Novo Testamento Grego de Lachmann

O Novum Testamentum Graece et Latine de Karl Lachmann (1793-1851) foi uma edição crítica do Novo Testamento,que marcou uma ruptura metodológica com as edições em voga.

Publicada em duas edições, a primeira em 1831 e a segunda em 1842-1850, a obra desse filólogo alemão foi uma tentativa de reconstruir o texto grego do Novo Testamento utilizando manuscritos mais antigos e técnicas rigorosas de análise filológica, especialmente o método genealógico. Esse método, inédito até então, buscava determinar as relações entre os manuscritos e estabelecer o texto mais próximo ao original.

Primeira Edição (1831)

Em 1831, Lachmann lançou sua primeira edição crítica do Novo Testamento grego. A edição de Lachmann foi criticada por se basear em um número limitado de manuscritos, uma vez que os recursos disponíveis à época não permitiam o acesso a uma grande variedade de fontes textuais. Apesar das críticas, essa primeira edição lançou as bases para a abordagem filológica que seria consolidada em sua edição subsequente.
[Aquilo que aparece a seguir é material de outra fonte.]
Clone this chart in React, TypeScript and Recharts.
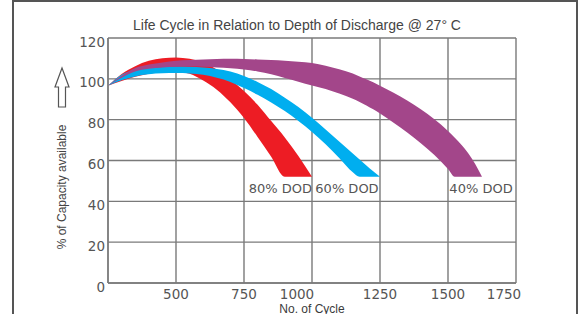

A Segunda Edição (1842-1850) e a Vulgata Latina

A segunda edição do Novum Testamentum Graece et Latine, publicada em dois volumes entre 1842 e 1850, ampliou a base de manuscritos latinos e gregos utilizados, incluindo, além do Codex Alexandrinus, o Codex Vaticanus e o Codex Ephraemi Rescriptus. Essa edição também apresentou o Novo Testamento grego lado a lado com a Vulgata Latina. Ao fazer essa comparação, Lachmann destacava as limitações da Vulgata e sugeria uma reconstrução mais precisa do texto grego original. Tal abordagem implicitamente desafiava a autoridade da Vulgata.

Método Genealógico e o rompimento com o Textus Receptus

Lachmann empregou o método genealógico. Anteriormente, aplicou este método na manuscritologia germânica e dos clássicos gregos e romanos. O método procurava entender as “linhagens” dos manuscritos, criando um stemma ou árvore genealógica para mapear as relações entre as diversas cópias e identificar o texto mais próximo do original. Diante disso, Lachmann abandonou o textus receptus do Novo Testamento, que se baseava em manuscritos tardios, e priorizou as versões mais antigas, datadas do século IV e anteriores, confiando que essas preservavam uma transmissão textual mais fiel. Essa abordagem fundamentou-se em evidências limitadas, mas foi um avanço significativo em relação à prática editorial puramente subjetiva da época.

Através de seu trabalho, Lachmann procurou identificar e eliminar as interpolações e emendas inseridas ao longo dos séculos, respeitando o conteúdo original ao invés de favorecer conjecturas estilísticas. Para ele, uma edição crítica deveria distinguir as leituras originadas na tradição manuscrita das conjecturas de editores ou críticos anteriores. Essa prática meticulosa e conservadora, que preferia a “leitura do arquétipo” ao invés de intervenções conjecturais, refletia uma tentativa de manter o texto o mais próximo possível do original.

Impacto e limitações

O Novum Testamentum Graece et Latine de Lachmann exerceu um impacto duradouro na crítica textual do Novo Testamento, influenciando gerações subsequentes de estudiosos:

  1. Início das Edições Críticas Modernas: Lachmann iniciou uma nova fase na crítica textual, orientando-se por uma ampla análise manuscrita e influenciando edições críticas posteriores, como as de Tischendorf, Westcott e Hort, e Nestle-Aland, que permanecem influentes até hoje.
  2. Desenvolvimento do Método Genealógico: Sua aplicação do método genealógico, apesar de rudimentar para os padrões modernos, lançou as bases para o desenvolvimento de técnicas avançadas na reconstrução de textos antigos.
  3. Contribuição para a Filologia Reconstrutiva: O rigor de Lachmann em distinguir as leituras manuscritas originais de conjecturas contribuiu para uma abordagem mais objetiva na reconstrução de textos antigos, sendo considerado um pioneiro na filologia reconstrutiva.

Apesar de seu valor inovador, a edição de Lachmann apresentava limitações que foram, ao longo dos anos, supridas pela crítica textual moderna:

  • Seleção Limitada de Manuscritos: A dependência de um número restrito de manuscritos resultou em uma reconstrução textual que, embora precisa, não se beneficiava da amplitude de evidências disponíveis nos séculos seguintes.
  • Foco em Manuscritos Antigos: Lachmann priorizou textos do século IV, o que, embora metodologicamente coerente, limitou a inclusão de variantes preservadas em manuscritos posteriores que também poderiam refletir tradições autênticas.